JAKARTA, WARTAPEMERIKSA – Badan Pemeriksa Keuangan (BPK) menggunakan pendekatan risiko atau risk based audit dalam melakukan pemeriksaan laporan keuangan (LK) tahun anggaran 2020.
Melalui pendekatan tersebut, pemeriksa akan melakukan penilaian dan pengujian secara mendalam pada akun-akun berisiko tinggi agar diperoleh keyakinan yang memadai dalam penentuan opini mengenai kewajaran penyajian laporan keuangan.
Pemeriksaan dengan pendekatan berbasis risiko telah disampaikan para pimpinan BPK dalam kegiatan entry meeting dengan para entitas. Ketua BPK Agung Firman Sampurna juga telah menekankan hal tersebut kepada para pemeriksa BPK dalam kegiatan workshop pemeriksaan atas Laporan Keuangan Pemerintah Pusat (LKPP), Laporan Keuangan Kementerian Lembaga (LKKL), dan Laporan Keuangan Bendahara Umum Negara (LKBUN) pada awal Januari 2021.
Ketua BPK dalam kesempatan tersebut meminta para pemeriksa melakukan identifikasi risiko secara mendalam atas setiap kebijakan yang diambil pemerintah dalam rangka menangani pandemi Covid-19. Ketua BPK mengatakan, identifikasi dilakukan baik terhadap risiko dalam penyajian LKPP, LKKL, LKBUN, maupun risiko kecurangan yang mungkin terjadi dalam pelaksanaan masing-masing kebijakan.
“Tim pemeriksa BPK perlu mengembangkan strategi dan prosedur pemeriksaan yang cukup atas setiap risiko yang teridentifikasi, termasuk dengan mengoptimalkan teknologi informasi dalam proses pemeriksaan,” ungkap Ketua BPK dalam pengarahannya kala itu.
Tim pemeriksa BPK perlu mengembangkan strategi dan prosedur pemeriksaan yang cukup atas setiap risiko yang teridentifikasi, termasuk dengan mengoptimalkan teknologi informasi dalam proses pemeriksaan.
Auditor Utama Keuangan Negara V BPK Akhsanul Khaq saat diwawancarai Warta Pemeriksa beberapa waktu lalu mengatakan, risiko meningkat seiring adanya kebijakan percepatan belanja di tengah pandemi Covid-19 oleh pemerintah pusat maupun pemerintah daerah. Dalam hal penanganan Covid-19, kata dia, percepatan salah satunya dilakukan dengan adanya penunjukan langsung untuk pengadaan barang dan jasa.
Akhsanul mengatakan, BPK menelisik apakah perusahaan yang ditunjuk memiliki kompetensi dalam barang dan jasa. “Karena, bisa saja perusahaan tersebut tak memiliki kompetensi, sehingga ada risiko bahwa barang dan jasa yang disediakan tidak sesuai dari sisi kuantitas dan kualitasnya,” kata Akhsanul.
Selama ini, ucap dia, risiko-risiko pada LKPD lebih banyak terdapat pada akun belanja modal dan belanja barang.

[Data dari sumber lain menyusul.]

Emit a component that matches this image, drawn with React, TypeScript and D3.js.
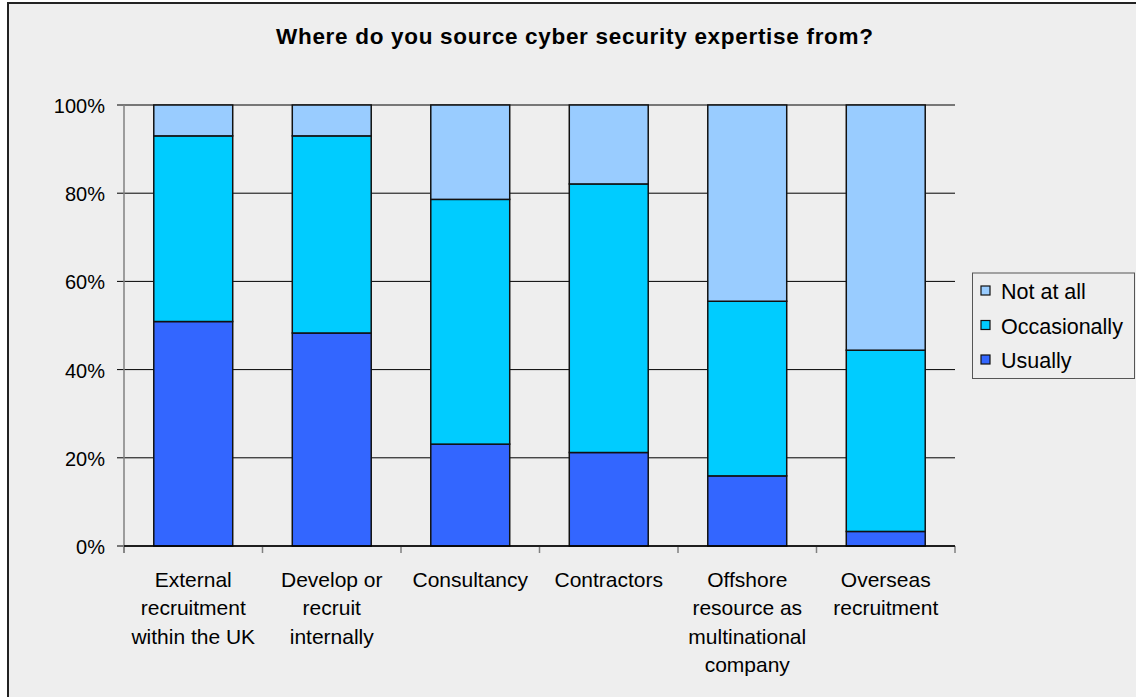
import React from "react";
import * as d3 from "d3";

const title = "Where do you source cyber security expertise from?";
const categories = [
  "External recruitment within the UK",
  "Develop or recruit internally",
  "Consultancy",
  "Contractors",
  "Offshore resource as multinational company",
  "Overseas recruitment",
];
const categoryLines = [
  ["External", "recruitment", "within the UK"],
  ["Develop or", "recruit", "internally"],
  ["Consultancy"],
  ["Contractors"],
  ["Offshore", "resource as", "multinational", "company"],
  ["Overseas", "recruitment"],
];
const usually = [50.9, 48.3, 23.1, 21.2, 15.9, 3.3];
const occasionally = [42.1, 44.7, 55.5, 60.9, 39.6, 41.1];
const notAtAll = [7.0, 7.0, 21.4, 17.9, 44.5, 55.6];
const seriesKeys = ["Usually", "Occasionally", "Not at all"];
const seriesColors = ["#3366FF", "#00CCFF", "#99CCFF"];
const yTicks = [0, 20, 40, 60, 80, 100];
const legendOrder = ["Not at all", "Occasionally", "Usually"];

const W = 1136;
const H = 697;
const FONT = "'Liberation Sans', Arial, sans-serif";

export default function App() {
  const rows = categories.map((c, i) => ({
    cat: c,
    Usually: usually[i],
    Occasionally: occasionally[i],
    "Not at all": notAtAll[i],
  }));
  const stack = d3.stack<any>().keys(seriesKeys)(rows);
  const x = d3
    .scaleBand<string>()
    .domain(categories)
    .range([124, 955])
    .paddingInner(0.43)
    .paddingOuter(0.215);
  const y = d3.scaleLinear().domain([0, 100]).range([546, 105]);
  const color = d3.scaleOrdinal<string, string>().domain(seriesKeys).range(seriesColors);
  const step = x.step();
  const x0 = 124;
  const x1 = 955;

  return (
    <div style={{ position: "absolute", left: 0, top: 0 }}>
      <svg width={W} height={H} style={{ display: "block" }}>
        <rect x={0} y={0} width={W} height={H} fill="#ffffff" />
        <rect x={8} y={3} width={W + 20} height={H + 20} fill="#eeeeee" stroke="#222" strokeWidth={2} />
        <text
          x={574.5}
          y={44}
          textAnchor="middle"
          fontFamily={FONT}
          fontWeight="bold"
          fontSize={22.5}
          textLength={597}
          lengthAdjust="spacing"
          fill="#000"
        >
          {title}
        </text>
        {yTicks.map((t) => (
          <line key={"g" + t} x1={117} x2={x1} y1={y(t)} y2={y(t)} stroke="#000" strokeWidth={1} />
        ))}
        {yTicks.map((t) => (
          <text
            key={"yt" + t}
            x={105}
            y={y(t) + 8}
            textAnchor="end"
            fontFamily={FONT}
            fontSize={20}
            fill="#000"
          >
            {t + "%"}
          </text>
        ))}
        <line x1={x0} x2={x0} y1={y(100)} y2={553} stroke="#808080" strokeWidth={1.5} />
        {d3.range(categories.length + 1).map((i) => (
          <line
            key={"xt" + i}
            x1={x0 + i * step}
            x2={x0 + i * step}
            y1={y(0)}
            y2={553}
            stroke="#808080"
            strokeWidth={1.5}
          />
        ))}
        {stack.map((s) =>
          s.map((d, i) => (
            <rect
              key={s.key + i}
              x={x(categories[i])}
              y={y(d[1])}
              width={x.bandwidth()}
              height={y(d[0]) - y(d[1])}
              fill={color(s.key)}
              stroke="#111"
              strokeWidth={1.5}
            />
          ))
        )}
        <line x1={x0} x2={x1} y1={y(0)} y2={y(0)} stroke="#000" strokeWidth={1.5} />
        {categories.map((c, i) => (
          <text
            key={"cl" + i}
            x={(x(c) as number) + x.bandwidth() / 2}
            y={587}
            textAnchor="middle"
            fontFamily={FONT}
            fontSize={21}
            fill="#000"
          >
            {categoryLines[i].map((ln, j) => (
              <tspan key={j} x={(x(c) as number) + x.bandwidth() / 2} dy={j === 0 ? 0 : 28.3}>
                {ln}
              </tspan>
            ))}
          </text>
        ))}
        <rect x={972.5} y={273} width={162} height={105.5} fill="#eeeeee" stroke="#555" strokeWidth={1} />
        {legendOrder.map((k, i) => (
          <g key={"lg" + k}>
            <rect
              x={981}
              y={286 + i * 34.5}
              width={9}
              height={9}
              fill={color(k)}
              stroke="#111"
              strokeWidth={1.2}
            />
            <text x={1001} y={299 + i * 34.5} fontFamily={FONT} fontSize={21.5} fill="#000">
              {k}
            </text>
          </g>
        ))}
      </svg>
    </div>
  );
}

Permasalahan yang sering ditemukan BPK adalah mengenai ketidaksesuaian kualitas maupun spesifikasi dari barang dan jasa.
“Pada masa pandemi ini, tentu risiko-risiko yang ada semakin bertambah. Akun-akun berisiko yang perlu diperhatikan adalah bantuan belanja sosial, belanja hibah, belanja barang dan jasa, serta belanja modal. Ini yang kita anggap dalam kondisi sekarang adalah akun-akun yang berisiko,” ujar dia.